Я вспомнил, как сидел за столом в моем кабинете в начале 1943, поздно вечером, с пустой бутылкой бренди передо мной и с кофейной чашкой, наполненной окурками, потому как пепельница была уже давно переполнена, и прижимал дуло пистолета к виску. Я был уверен, что той ночью все закончится, раз и навсегда. Моя жизнь была полнейшим, безнадежным и бесцельным бардаком. Я чувствовал себя как в клетке в этом холодном и таком чужом городе, где я ненавидел всех и каждого вокруг, а себя и подавно. Но что было хуже всего, так это то, что я только что потерял единственного человека, который все еще заботился обо мне и бескорыстно любил меня, пусть я и не понимал за что.

Когда пару дней назад рейхсфюрер Гиммлер позвонил мне домой в Линц с соболезнованиями о смерти моей матери и спросил, не нужно ли дать мне увольнительную на какое-то время, я собрался с силами, вежливо отказался, сославшись на то, что долг перед страной для меня был превыше всего, и пообещал вернуться сразу после похорон. Единственное, о чем я его попросил, было не говорить никому ничего в офисе. Я уже привык к их ненависти, но я не знал, смогу ли я справиться с их жалостью.

Гиммлер сдержал свое слово, и когда я вернулся на следующий день в РСХА, я с облегчением заметил, что все сновали вокруг в их обычном рабочем режиме. Только вечером, когда настало время идти домой, это наконец накрыло меня. Я возвращался в пустой дом, к своей пустой жизни, и некому было даже больше позвонить, когда все, что мне нужно было, так это услышать простые слова ободрения: «Все будет хорошо в конце концов, Эрни. Ты со всем этим справишься, я точно знаю. Я люблю тебя…»

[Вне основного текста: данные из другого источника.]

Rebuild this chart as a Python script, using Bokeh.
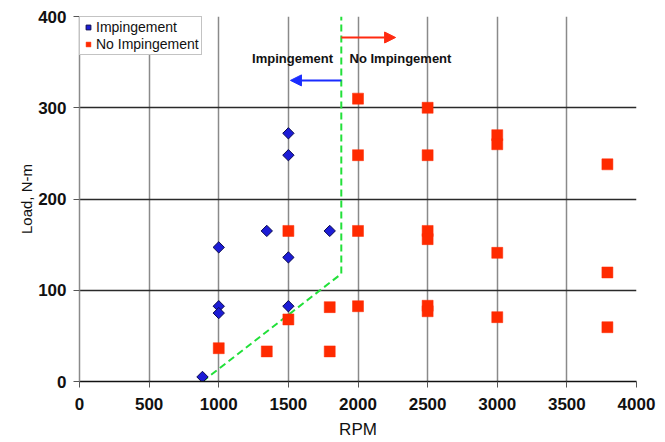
import math
from bokeh.plotting import figure
from bokeh.models import Range1d, FixedTicker, Arrow, NormalHead, Label, Legend, LegendItem
from bokeh.embed import file_html
from bokeh.resources import INLINE

# Operating points with piston-cooling-jet impingement
imp_rpm = [883, 1000, 1000, 1000, 1345, 1500, 1500, 1500, 1500, 1797]
imp_load = [5, 147, 82.5, 75, 165, 272, 248, 136, 82.5, 165]

# Operating points without impingement
noimp_rpm = [1000, 1345, 1500, 1500, 1797, 1797,
             2000, 2000, 2000, 2000,
             2500, 2500, 2500, 2500, 2500, 2500,
             3000, 3000, 3000, 3000,
             3791, 3791, 3791]
noimp_load = [36.5, 33, 165, 68, 33, 81.5,
              310, 248, 165, 82.5,
              300, 248, 165, 156, 83, 77,
              270, 260, 141, 70.5,
              238, 119.5, 59.5]

# Impingement boundary (dashed)
boundary_rpm = [883, 1880, 1880]
boundary_load = [0, 118, 400]

# Region annotations
region_texts = ["Impingement", "No Impingement"]
region_rpm = [1530, 2305]
region_load = [354, 354]
arrow_start_rpm = [1880, 1880]
arrow_end_rpm = [1515, 2270]
arrow_load = [330, 377]

x_ticks = [0, 500, 1000, 1500, 2000, 2500, 3000, 3500, 4000]
y_ticks = [0, 100, 200, 300, 400]

FONT = "Liberation Sans"

p = figure(width=665, height=442,
           x_range=Range1d(0, 4000), y_range=Range1d(0, 400),
           min_border_left=79, min_border_right=29,
           min_border_top=16, min_border_bottom=61,
           output_backend="svg", toolbar_location=None)

p.background_fill_color = "white"
p.border_fill_color = "white"
p.outline_line_color = None

# Grid
p.xgrid.ticker = FixedTicker(ticks=x_ticks)
p.ygrid.ticker = FixedTicker(ticks=y_ticks)
p.xgrid.grid_line_color = "#8a8a8a"
p.xgrid.grid_line_width = 1.5
p.ygrid.grid_line_color = "#2a2a2a"
p.ygrid.grid_line_width = 1.5

# Axes
for ax in (p.xaxis[0], p.yaxis[0]):
    ax.major_label_text_font = FONT
    ax.major_label_text_font_style = "bold"
    ax.major_label_text_font_size = "17px"
    ax.major_label_text_color = "#111111"
    ax.axis_label_text_font = FONT
    ax.axis_label_text_font_style = "normal"
    ax.axis_label_text_color = "#111111"
    ax.minor_tick_line_color = None
    ax.major_tick_in = 0
    ax.major_tick_out = 6

p.xaxis.ticker = FixedTicker(ticks=x_ticks)
p.yaxis.ticker = FixedTicker(ticks=y_ticks)
p.xaxis.axis_label = "RPM"
p.yaxis.axis_label = "Load, N-m"
p.xaxis.axis_label_text_font_size = "17px"
p.yaxis.axis_label_text_font_size = "15px"
p.xaxis.axis_line_color = "#111111"
p.xaxis.axis_line_width = 1.5
p.xaxis.major_tick_line_color = "#555555"
p.yaxis.axis_line_color = "#8a8a8a"
p.yaxis.axis_line_width = 1.5
p.yaxis.major_tick_line_color = "#555555"
p.xaxis.major_label_standoff = 10
p.yaxis.major_label_standoff = 7
p.xaxis.axis_label_standoff = 7
p.yaxis.axis_label_standoff = 0

# Boundary line
p.line(boundary_rpm, boundary_load, line_color="#22e03a", line_width=2, line_dash="7 4")

# Data markers
r_noimp = p.scatter(noimp_rpm, noimp_load, marker="square", size=11,
                    fill_color="#ff2a00", line_color="#ff2a00", line_width=0.5)
r_imp = p.scatter(imp_rpm, imp_load, marker="square", size=8, angle=math.pi / 4,
                  fill_color="#1c1cd6", line_color="#0a0a50", line_width=1)

# Arrows
arrow_colors = ["#1a2cff", "#ff2a10"]
for xs, xe, yv, col in zip(arrow_start_rpm, arrow_end_rpm, arrow_load, arrow_colors):
    p.add_layout(Arrow(end=NormalHead(size=11, fill_color=col, line_color=col),
                       x_start=xs, y_start=yv, x_end=xe, y_end=yv,
                       line_color=col, line_width=2))

# Region labels
for t, xv, yv in zip(region_texts, region_rpm, region_load):
    p.add_layout(Label(x=xv, y=yv, text=t, text_align="center", text_baseline="middle",
                       text_font=FONT, text_font_style="bold", text_font_size="13px",
                       text_color="#111111"))

legend = Legend(items=[LegendItem(label="Impingement", renderers=[r_imp]),
                       LegendItem(label="No Impingement", renderers=[r_noimp])],
                location="top_left")
legend.margin = 0
legend.padding = 2
legend.spacing = 1
legend.label_standoff = 2
legend.glyph_width = 12
legend.glyph_height = 16
legend.label_height = 16
legend.label_text_font = FONT
legend.label_text_font_size = "14px"
legend.label_text_color = "#111111"
legend.border_line_color = "#888888"
legend.border_line_width = 1
legend.background_fill_color = "white"
legend.background_fill_alpha = 1
p.add_layout(legend)

open("out.html", "w").write(file_html(p, INLINE))
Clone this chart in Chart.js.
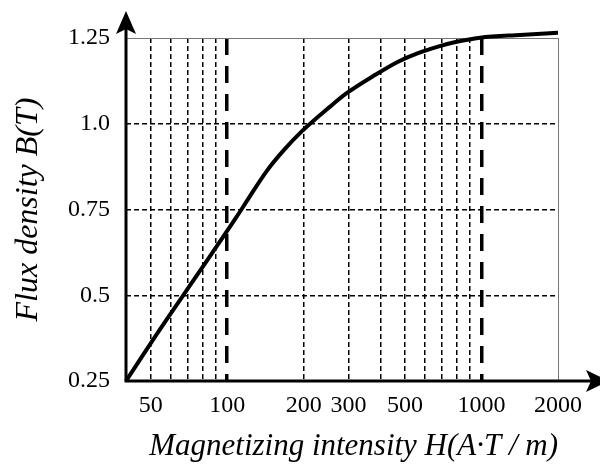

«Я люблю тебя». Столько женщин говорили мне эти слова, и они не вызывали абсолютно никакого отклика во мне, только разочарование и раздражение бездомного бродяги, который бросается в темноте на блеск золотой монеты, только чтобы увидеть на её месте простой кусок стекляшки. Единственная женщина, от которой я так хотел услышать эти слова, которая могла спасти меня и дать мне хоть какую-то надежду, никогда их не скажет. Она скорее всего уже ушла домой, к своему чудесному мужу, о котором все в РСХА так лестно отзывались, и которого даже я не сумел возненавидеть, как сильно не пытался. Конечно, она любила его, такого интеллигентного, умного и почтительного; наверняка он-то в отличие от меня не напивался до беспамятства с завидной регулярностью и не просыпаться в постели женщин, имя которых даже не помнил.